Most first-time investors underestimate how long financing takes and how complex investment property loans are compared to primary residence loans. Investment property loans require 20-25% down for conventional financing, carry higher interest rates than owner-occupied loans, and require more documentation of both the borrower's qualifications and the property's income potential. Plan for a 45-60 day closing timeline, not the 30-day close that is typical for primary residence purchases.

Before you tour a single property, get a pre-approval from a lender who specializes in investment properties. Ask the lender what documentation they will need, provide it completely and on time, and stay in communication throughout the process. Investment property loans also require the property to appraise — unlike primary residence purchases where the buyer can waive appraisal in a competitive market, the appraisal requirement on investment properties is not negotiable, and a low appraisal can kill a deal after you have paid for inspections.

The Market You Choose Matters More Than You Think

Location determines the long-term performance of your investment in ways that are difficult to reverse. A property in a good location in a mediocre market will outperform a perfect property in a declining location. The fundamentals to evaluate in a market are: employment diversity and stability, population growth trends, landlord-tenant regulatory environment, new construction pipeline, and school district quality for residential properties.

For your first property, strongly consider markets where you have some local knowledge or connections — even a casual familiarity with neighborhoods, traffic patterns, and local employers gives you an advantage over investors analyzing the market purely from data. If you do not have a local connection, spend time in the market before buying. Drive the submarkets, talk to local property managers, and get a feel for the neighborhood character before you commit capital.

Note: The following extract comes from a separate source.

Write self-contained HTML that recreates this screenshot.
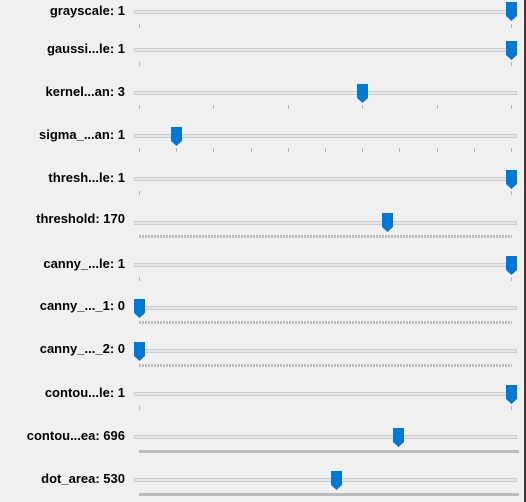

Physical Condition and Due Diligence Are Not Optional

Never buy an investment property without a professional inspection. This is non-negotiable. The inspection fee — typically $400-$800 for a single-family home — is one of the most cost-effective dollars you will spend in the acquisition process. A thorough inspection will identify deferred maintenance, potential safety issues, system age, and conditions that may require immediate capital outlays after closing.

Review the seller's disclosure carefully. Most states require sellers to disclose known material defects. If a seller discloses a history of roof repairs or plumbing issues, factor those items into your repair cost estimate. Do not rely on seller representations about rental income — verify income with copies of current leases and compare to what the property has rented for on market-rate leases in recent months.

Property Management Is a Skill You Need from Day One

The decision to self-manage or hire a property manager should be made before you buy, not after. If you plan to self-manage, understand what that entails: tenant screening, lease drafting, rent collection, maintenance coordination, legal compliance with state and local landlord-tenant law, and eviction handling if necessary. Property management is a real skill that takes time to develop, and tenant issues that arise in your first year will test your knowledge and patience.

If you will hire a manager, factor the management fee — typically 8-10% of gross rent — into your cash flow analysis before you buy. Many first-time investors omit this cost and then discover after closing that the property barely generates positive cash flow after management fees are accounted for. A property that looks profitable without a management fee may look marginal or unprofitable with one included.